European Shares Seen Tad Higher At Open

European stocks are seen opening a tad higher on Friday in light pre-Christmas trade. Financial markets in the U.K. will close early today for Christmas.

Asian markets followed Wall Street lower as forecast-beating U.S. data fueled expectations that the Federal Reserve will continue to lift interest rates.

China’s key money rate fell to a record low today after the country’s central bank made its biggest weekly liquidity injection into the banking system in nearly two months to help banks tide over the year-end rush for cash.

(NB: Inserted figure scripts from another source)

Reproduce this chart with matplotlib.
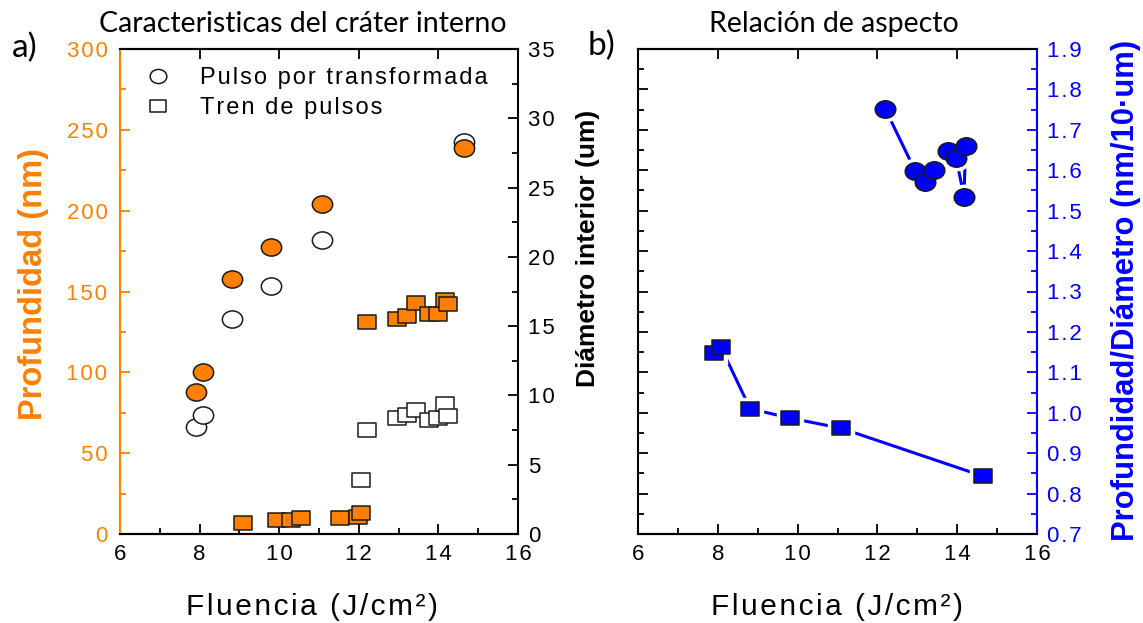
import numpy as np
import matplotlib
matplotlib.use("Agg")
import matplotlib.pyplot as plt
from matplotlib.path import Path
from matplotlib.transforms import Affine2D
from matplotlib.lines import Line2D
from matplotlib.ticker import MultipleLocator, FuncFormatter

plt.rcParams["font.family"] = ["Liberation Sans", "DejaVu Sans"]

# ---------------- data ----------------
# Pulso por transformada
fluencia_pt = [7.90, 8.08, 8.81, 9.80, 11.08, 14.65]
profundidad_pt = [88, 100, 157.5, 177.5, 204, 239]
diametro_pt = [7.7, 8.6, 15.5, 17.9, 21.2, 28.3]
relacion_pt = [1.147, 1.162, 1.010, 0.987, 0.962, 0.843]

# Tren de pulsos
fluencia_tren = [9.10, 9.94, 10.30, 10.55, 11.53, 11.99, 12.05,
                 12.20, 12.95, 13.22, 13.44, 13.77, 14.00, 14.17, 14.23]
profundidad_tren = [7, 8.7, 8.7, 9.7, 9.7, 10.7, 12.8,
                    131, 133, 135, 143, 136, 136, 145, 142]
diametro_tren = [np.nan, np.nan, np.nan, np.nan, np.nan, np.nan, 3.9,
                 7.5, 8.35, 8.6, 8.95, 8.25, 8.35, 9.4, 8.5]
fluencia_rel_tren = [12.20, 12.95, 13.20, 13.43, 13.76, 13.97, 14.17, 14.21]
relacion_tren = [1.751, 1.598, 1.572, 1.601, 1.648, 1.631, 1.535, 1.660]

x_ticks = [6, 8, 10, 12, 14, 16]
prof_ticks = [0, 50, 100, 150, 200, 250, 300]
diam_ticks = [0, 5, 10, 15, 20, 25, 30, 35]
rel_ticks = [0.7, 0.8, 0.9, 1.0, 1.1, 1.2, 1.3, 1.4, 1.5, 1.6, 1.7, 1.8, 1.9]

# ---------------- style ----------------
ORANGE = "#FF8000"
BLUE = "#0000FF"
EDGE = "#1a1a1a"
HS = "\u200a"
SANS = ["Liberation Sans", "DejaVu Sans"]


def spaced(s):
    return HS.join(s)


# slightly wide markers
ELLIPSE = Path.unit_circle().transformed(Affine2D().scale(1.18, 1.0))
RECT = Path.unit_rectangle().transformed(
    Affine2D().translate(-0.5, -0.5).scale(1.18, 1.0))

W, H = 1143, 623
fig = plt.figure(figsize=(W / 100, H / 100), dpi=100)

TICK_FS = 16


def style_axis(ax):
    for s in ax.spines.values():
        s.set_linewidth(1.5)
    ax.tick_params(which="both", direction="in", width=1.3, labelsize=TICK_FS, pad=7)
    ax.tick_params(which="major", length=7)
    ax.tick_params(which="minor", length=4)


# ---------------- panel a ----------------
ax1 = fig.add_axes([120 / W, (H - 534) / H, 398 / W, 485 / H])
ax1r = ax1.twinx()
ax1.set_zorder(ax1r.get_zorder() + 1)
ax1.patch.set_visible(False)

for ax in (ax1, ax1r):
    style_axis(ax)
    ax.set_xlim(6, 16)

ax1.set_ylim(0, 300)
ax1r.set_ylim(0, 35)

ax1.set_xticks(x_ticks)
ax1.xaxis.set_minor_locator(MultipleLocator(1))
ax1.xaxis.set_major_formatter(FuncFormatter(lambda v, p: spaced(f"{v:g}")))
ax1.tick_params(axis="x", top=True, labeltop=False)

ax1.set_yticks(prof_ticks)
ax1.yaxis.set_minor_locator(MultipleLocator(25))
ax1.yaxis.set_major_formatter(FuncFormatter(lambda v, p: spaced(f"{v:g}")))
ax1.tick_params(axis="y", which="both", colors=ORANGE, right=False, pad=9)
ax1.spines["left"].set_color(ORANGE)
ax1.spines["right"].set_visible(False)

ax1r.set_yticks(diam_ticks)
ax1r.yaxis.set_minor_locator(MultipleLocator(2.5))
ax1r.yaxis.set_major_formatter(FuncFormatter(lambda v, p: spaced(f"{v:g}")))
ax1r.spines["left"].set_visible(False)

# diameters: open markers (behind)
ax1r.plot(fluencia_pt, diametro_pt, ls="none", marker=ELLIPSE, ms=14.6,
          mfc="white", mec=EDGE, mew=1.1)
ax1r.plot(fluencia_tren, diametro_tren, ls="none", marker=RECT, ms=12.6,
          mfc="white", mec=EDGE, mew=1.1)
# depths: orange filled markers (front)
ax1.plot(fluencia_pt, profundidad_pt, ls="none", marker=ELLIPSE, ms=14.6,
         mfc=ORANGE, mec=EDGE, mew=1.1, clip_on=False)
ax1.plot(fluencia_tren, profundidad_tren, ls="none", marker=RECT, ms=12.6,
         mfc=ORANGE, mec=EDGE, mew=1.1, clip_on=False)

handles = [
    Line2D([], [], ls="none", marker=ELLIPSE, ms=12, mfc="white", mec=EDGE, mew=1.1),
    Line2D([], [], ls="none", marker=RECT, ms=11, mfc="white", mec=EDGE, mew=1.1),
]
ax1.legend(handles, [spaced("Pulso por transformada"), spaced("Tren de pulsos")],
           loc="upper left", bbox_to_anchor=(0.065, 0.963), frameon=False,
           fontsize=17, handlelength=1.0, handletextpad=1.3,
           labelspacing=0.36, borderpad=0, borderaxespad=0)

ax1.set_xlabel(spaced("Fluencia (J/cm²)"), fontsize=21.5, va="baseline")
ax1.xaxis.set_label_coords((312 - 120) / 398, (534 - 615) / 485)
ax1.set_ylabel("Profundidad (nm)", family=SANS, fontsize=23.5, fontweight="bold",
               color=ORANGE, va="center")
ax1.yaxis.set_label_coords((34 - 120) / 398, (534 - 284) / 485)
ax1r.set_ylabel("Diámetro interior (um)", family=SANS, fontsize=19,
                fontweight="bold", va="center", rotation=90)
ax1r.yaxis.set_label_coords((588 - 120) / 398, (534 - 248) / 485)

# ---------------- panel b ----------------
ax2 = fig.add_axes([638 / W, (H - 534) / H, 399 / W, 485 / H])
ax2r = ax2.twinx()
for ax in (ax2, ax2r):
    style_axis(ax)
    ax.set_xlim(6, 16)
    ax.set_ylim(0.7, 1.9)
    ax.set_yticks(rel_ticks)
    ax.yaxis.set_minor_locator(MultipleLocator(0.05))

ax2.set_xticks(x_ticks)
ax2.xaxis.set_minor_locator(MultipleLocator(1))
ax2.xaxis.set_major_formatter(FuncFormatter(lambda v, p: spaced(f"{v:g}")))
ax2.tick_params(axis="x", top=True, labeltop=False)
ax2.tick_params(axis="y", which="both", left=True, labelleft=False, right=False)
ax2.spines["right"].set_visible(False)

ax2r.spines["left"].set_visible(False)
ax2r.spines["right"].set_color(BLUE)
ax2r.tick_params(axis="y", which="both", colors=BLUE)
ax2r.yaxis.set_major_formatter(FuncFormatter(lambda v, p: spaced(f"{v:.1f}")))

# connecting lines with a small gap around each marker
for xs, ys, mk, ms in ((fluencia_pt, relacion_pt, RECT, 12.6),
                       (fluencia_rel_tren, relacion_tren, ELLIPSE, 14.8)):
    ax2r.plot(xs, ys, color=BLUE, lw=2.2, zorder=1)
    ax2r.plot(xs, ys, ls="none", marker=mk, ms=ms + 6, mfc="white", mec="white",
              zorder=2)
    ax2r.plot(xs, ys, ls="none", marker=mk, ms=ms, mfc=BLUE, mec=EDGE, mew=1.1,
              zorder=3)

ax2.set_xlabel(spaced("Fluencia (J/cm²)"), fontsize=21.5, va="baseline")
ax2.xaxis.set_label_coords((837 - 638) / 399, (534 - 615) / 485)
ax2r.set_ylabel("Profundidad/Diámetro (nm/10·um)", family=SANS, fontsize=22.3,
                fontweight="bold", color=BLUE, va="center", rotation=90)
ax2r.yaxis.set_label_coords((1126 - 638) / 399, (534 - 290) / 485)

# ---------------- titles / panel letters ----------------
fig.text(303 / W, 1 - 24 / H, "Caracteristicas del cráter interno", family="Lato",
         fontsize=20.5, ha="center", va="center")
fig.text(834 / W, 1 - 24 / H, "Relación de aspecto", family="Lato",
         fontsize=20.5, ha="center", va="center")
fig.text(25 / W, 1 - 48 / H, "a)", family="Lato", fontsize=24, ha="center", va="center")
fig.text(601 / W, 1 - 46 / H, "b)", family="Lato", fontsize=24, ha="center", va="center")

fig.savefig("out.png", dpi=100)
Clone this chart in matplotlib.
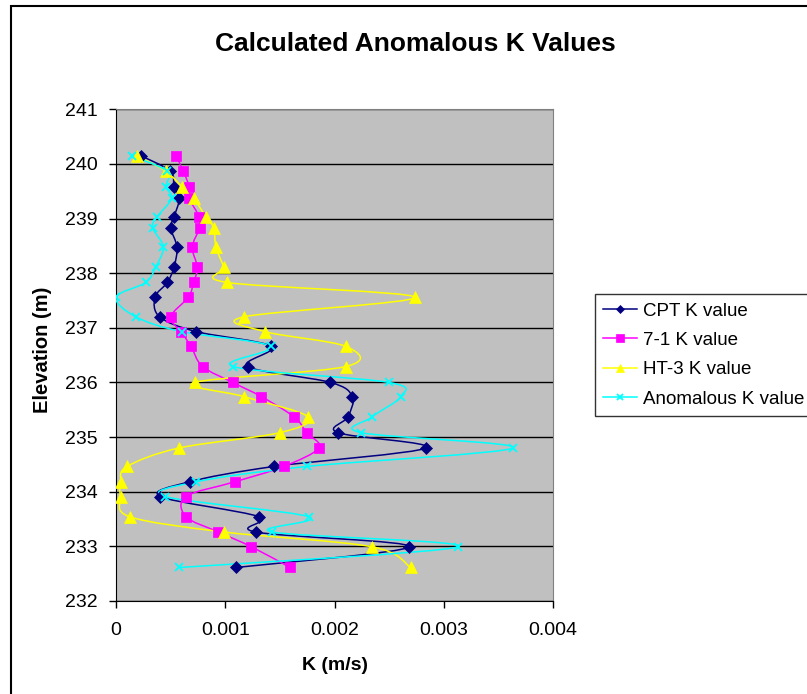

A new analysis revealed that China is likely experiencing 1 million COVID infections and 5,000 virus deaths every day.

The dollar rose broadly while gold traded flat after having fallen more than 1 percent on Thursday.

An inflation reading said to be preferred by the Fed along with U.S. reports on durable goods orders, new home sales and consumer sentiment may sway markets later in the day.

Oil rose over 1 percent in Asian trade after snapping a three-day winning streak in the previous session.

U.S. stocks fell sharply overnight and the dollar rose, as signs of a tight labor market and an upward revision to the U.S. Q3 growth rate heightened expectations of further Fed tightening.

The tech-heavy Nasdaq Composite tumbled 2.2 percent to its lowest closing level in well over a month, while the Dow dropped 1.1 percent and the S&P 500 shed 1.5 percent.

European stocks closed lower on Thursday as data showed U.K. GDP shrank more than initial estimated in the third quarter.

The pan European STOXX 600 declined 1 percent. The German DAX lost 1.3 percent, France’s CAC 40 index tumbled 1 percent and the U.K.’s FTSE 100 eased 0.4 percent.